Dying thermometers in the GHCN-v2

It is no secret that there have been a marked decline in the number of stations whose monthly mean temperatures are included in the GHCN-v2. I recently mapped the spatial distribution of temperature stations contributing to the GHCN-v2 over time.

The patterns were interesting enough that I decided to figure out exactly which stations disappeared from the GHCN-v2 data set (the fact that the records from a station are not included in the data set does not mean that the station no longer exists).

I used the database I put together earlier to try to answer that question.

All code presented on this page is licensed under the GNU Public License.

Classification by grid

I excluded data from January 2007 onwards from this procedure due to some odd patterns I observed when comparing means from v2.mean to v2.mean_adj. I considered a station record to be a survivor if it contained mean temperatures for at least 60 months out of the 180 between January 1992 and December 2006. A station record that contained fewer than 60 months of mean temperatures in that period was classified as a zombie.

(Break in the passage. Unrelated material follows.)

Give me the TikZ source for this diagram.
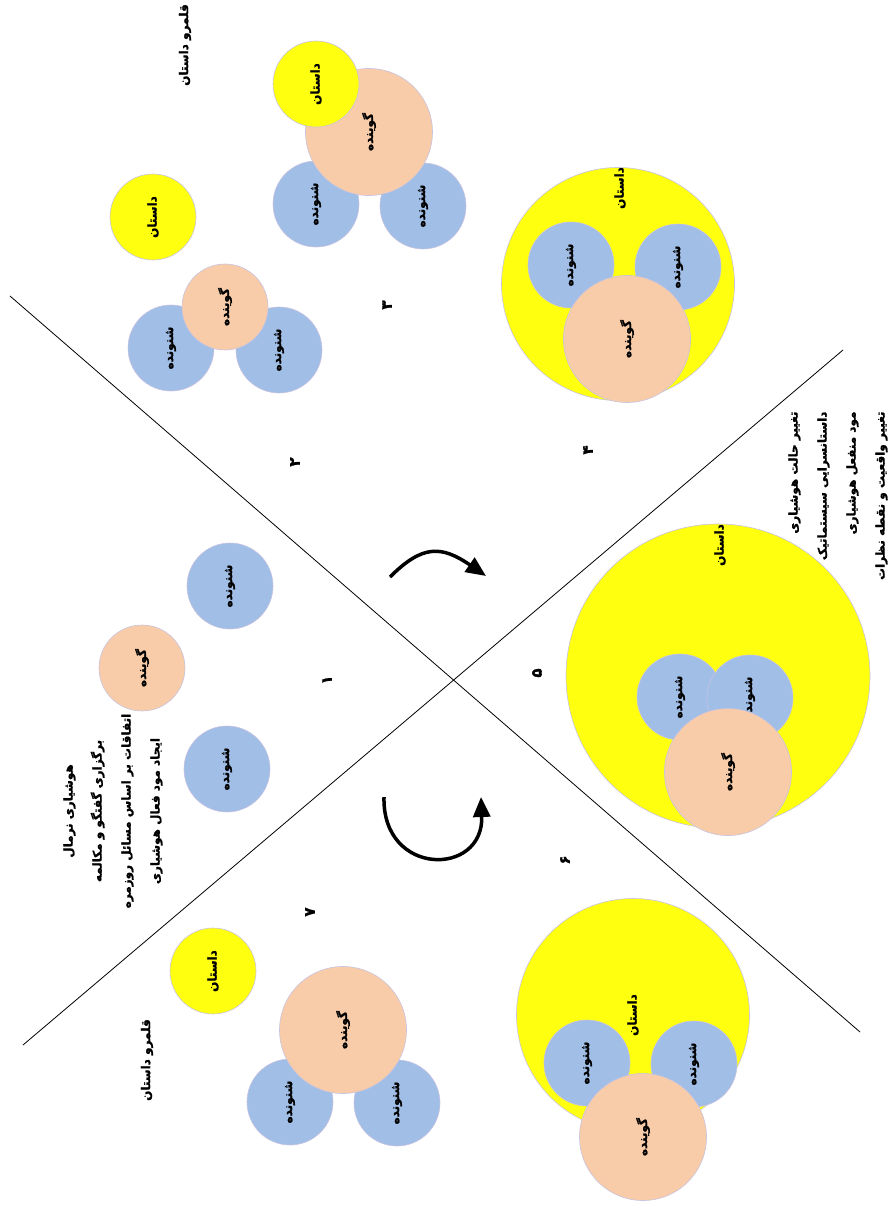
\documentclass[tikz,border=0pt]{standalone}
\usepackage{fontspec}
\newfontfamily\farsi[Script=Arabic, BoldFeatures={FakeBold=1.5}]{DejaVu Sans}
\TeXXeTstate=1
\usetikzlibrary{arrows.meta}
\definecolor{listenerblue}{RGB}{160,190,230}
\definecolor{speakerpeach}{RGB}{248,204,168}
\definecolor{storyyellow}{RGB}{255,255,16}
\definecolor{rimlilac}{RGB}{200,195,225}
\newcommand{\fatext}[1]{\beginR #1\endR}
\tikzset{
    disc/.style={circle, draw=rimlilac, line width=0.6pt, inner sep=0pt, rotate=90, font=\farsi\bfseries\fontsize{12}{14}\selectfont},
    listener/.style={disc, fill=listenerblue, minimum size=86pt},
    speaker/.style={disc, fill=speakerpeach, minimum size=86pt},
    bigspeaker/.style={disc, fill=speakerpeach, minimum size=127pt},
    story/.style={disc, fill=storyyellow, minimum size=86pt},
    bigstory/.style={disc, fill=storyyellow, minimum size=233pt},
    hugestory/.style={disc, fill=storyyellow, minimum size=304pt},
    tag/.style={rotate=90, font=\farsi\bfseries\fontsize{12}{14}\selectfont},
    note/.style={rotate=90, font=\farsi\bfseries\fontsize{12}{29}\selectfont},
    num/.style={rotate=90, font=\farsi\bfseries\fontsize{15}{15}\selectfont},
    divider/.style={line width=0.8pt},
    turn/.style={-{Triangle[length=20pt,width=17pt]}, line width=3.5pt},
}
\begin{document}
\begin{tikzpicture}[x=1pt, y=-1pt]
    \useasboundingbox (0,0) rectangle (890,1212);
    % dividers
    \coordinate (d1a) at (10,296);
    \coordinate (d1b) at (860,1032);
    \coordinate (d2a) at (843,350);
    \coordinate (d2b) at (23,1045);
    \draw[divider] (d1a) -- (d1b);
    \draw[divider] (d2a) -- (d2b);

    % top zone: 2 and 3
    \node[tag] (realm1) at (185,45) {\fatext{قلمرو داستان}};
    \node[listener] (l2a) at (171,348) {\fatext{شنونده}};
    \node[listener] (l2b) at (279,350) {\fatext{شنونده}};
    \node[speaker] (sp2) at (225,307) {\fatext{گوینده}};
    \node[story] (st2) at (153,217) {\fatext{داستان}};
    \node[listener] (l3a) at (316,204) {\fatext{شنونده}};
    \node[listener] (l3b) at (423,206) {\fatext{شنونده}};
    \node[bigspeaker] (sp3) at (369,132) {\fatext{گوینده}};
    \node[story] (st3) at (316,84) {\fatext{داستان}};
    \node[num] (n2) at (295,462) {\fatext{۲}};
    \node[num] (n3) at (387,305) {\fatext{۳}};

    % group 4
    \node[bigstory] (st4) at (618,284) {};
    \node[tag] (st4t) at (620,188) {\fatext{داستان}};
    \node[listener] (l4a) at (571,265) {\fatext{شنونده}};
    \node[listener] (l4b) at (678,267) {\fatext{شنونده}};
    \node[bigspeaker] (sp4) at (627,339) {\fatext{گوینده}};
    \node[num] (n4) at (588,450) {\fatext{۴}};

    % group 1
    \node[listener] (l1a) at (230,586) {\fatext{شنونده}};
    \node[speaker] (sp1) at (142,668) {\fatext{گوینده}};
    \node[listener] (l1b) at (227,769) {\fatext{شنونده}};
    \node[num] (n1) at (327,680) {\fatext{۱}};
    \node[note, align=center] (awake) at (113,811) {\fatext{هوشیاری نرمال}\\\fatext{برگزاری گفتگو و مکالمه}\\\fatext{اتفاقات بر اساس مسائل روزمره}\\\fatext{ایجاد مود فعال هوشیاری}};

    % group 5
    \node[hugestory] (st5) at (718,676) {};
    \node[tag] (st5t) at (720,545) {\fatext{داستان}};
    \node[listener] (l5a) at (680,697) {\fatext{شنونده}};
    \node[listener] (l5b) at (750,698) {\fatext{شنونده}};
    \node[bigspeaker] (sp5) at (728,772) {\fatext{گوینده}};
    \node[num] (n5) at (537,673) {\fatext{۵}};
    \node[note, align=right, anchor=east] (trance) at (838,408) {\fatext{تغییر حالت هوشیاری}\\\fatext{داستانسرایی سیستماتیک}\\\fatext{مود منفعل هوشیاری}\\\fatext{تغییر واقعیت و نقطه نظرات}};

    % group 6
    \node[bigstory] (st6) at (633,1015) {};
    \node[tag] (st6t) at (633,1015) {\fatext{داستان}};
    \node[listener] (l6a) at (587,1063) {\fatext{شنونده}};
    \node[listener] (l6b) at (694,1064) {\fatext{شنونده}};
    \node[bigspeaker] (sp6) at (643,1137) {\fatext{گوینده}};
    \node[num] (n6) at (565,860) {\fatext{۶}};

    % group 7
    \node[tag] (realm7) at (147,1060) {\fatext{قلمرو داستان}};
    \node[story] (st7) at (213,971) {\fatext{داستان}};
    \node[listener] (l7a) at (290,1102) {\fatext{شنونده}};
    \node[listener] (l7b) at (397,1103) {\fatext{شنونده}};
    \node[bigspeaker] (sp7) at (343,1030) {\fatext{گوینده}};
    \node[num] (n7) at (310,912) {\fatext{۷}};

    % turning arrows
    \coordinate (ta) at (390,577);
    \coordinate (tb) at (486,576);
    \coordinate (ba) at (384,797);
    \coordinate (bb) at (481,797);
    \draw[turn] (ta) .. controls (422,545) and (441,545) .. (tb);
    \draw[turn] (ba) .. controls (382,877) and (484,877) .. (bb);
\end{tikzpicture}
\end{document}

In anticipation of questions I might ask myself in the future, I decided to group the zombies and survivors by grid.

zombie-classify-grid.pl

#!/usr/bin/perl

use strict; use warnings;
use autodie;

use DBI;
use File::Slurp;
use JSON;
use POSIX qw( floor );

my $dbh = DBI->connect('dbi:SQLite:ghcn.db', undef, undef, {
    AutoCommit => 0, RaiseError => 1
});

my $sth = $dbh->prepare(q{
    SELECT
        inventory.station AS station,
        inventory.modifier AS modifier,
        coord_lat AS y,
        coord_long AS x,
        nobs
    FROM (
        SELECT
            station, modifier, nobs
        FROM (
            SELECT
                station, modifier, count(*) AS nobs
            FROM temperature
            WHERE
                year > 1991 AND
                year < 2007 AND
                mean <> -9999 AND
                country NOT IN (700, 701, 800)
            GROUP BY station, modifier
        )
    ) AS freq,
    inventory WHERE
        freq.station  = inventory.station AND
        freq.modifier = inventory.modifier
});

$sth->execute;

my %grid;
my @longs = map { 5 * $_ } (-36 .. 35 );
my @lats  = map { 5 * $_ } (-18 .. 17 );

while ( my $station = $sth->fetchrow_hashref ) {
    my $x = 5 * floor( sprintf '%.0f', $station->{x} / 5);
    my $y = 5 * floor( sprintf '%.0f', $station->{y} / 5);

    my $type = $station->{nobs} < 60 ? 'zombie' : 'survivor';

    push @{ $grid{"$x|$y"}{$type}{stations} },
        [ map { "$_" } $station->{station}, $station->{modifier} ];
}

write_file 'grid.json', encode_json( \%grid );

I saved the results in JSON format to cache them for the next step as it takes quite a file to run this script (probably due to the fact that I am not very good with SQL).

I make no claims that this list is correct in any sense. It is what I came up with using arbitrary criteria and possibly buggy code with a data set I do not fully understand. In particular, I did not know how to deal with duplicates, so I did not control for them. Therefore, if there are 30 records covering the exact same months from three duplicates of a given combination, that counts as 90, and the station is classified as a survivor. I have not checked whether or how much of a difference it would make to consider duplicates as separate series.

With those caveats, you can download the list of survivor and zombie stations I came up with:

Classification of stations in the GHCN-v2 by availability of records 1992—2006. The file is in CSV format but has a .txt extension so it can be viewed in your browser without starting a spreadsheet program. The first column is the grid which is identified by its longitude and lattitude separated by a pipe character. Grids are identified by their Southwest corner coordinates and are 5° wide by 5° tall. The second column specifies the type of following stations. If there are no stations of a given type in a given grid, there is no record for that type in that grid. Consequently, grids with no stations do not appear in the file.

Hope this information will be useful to others exploring the GHCN-v2 data set. Let me know of any errors you find.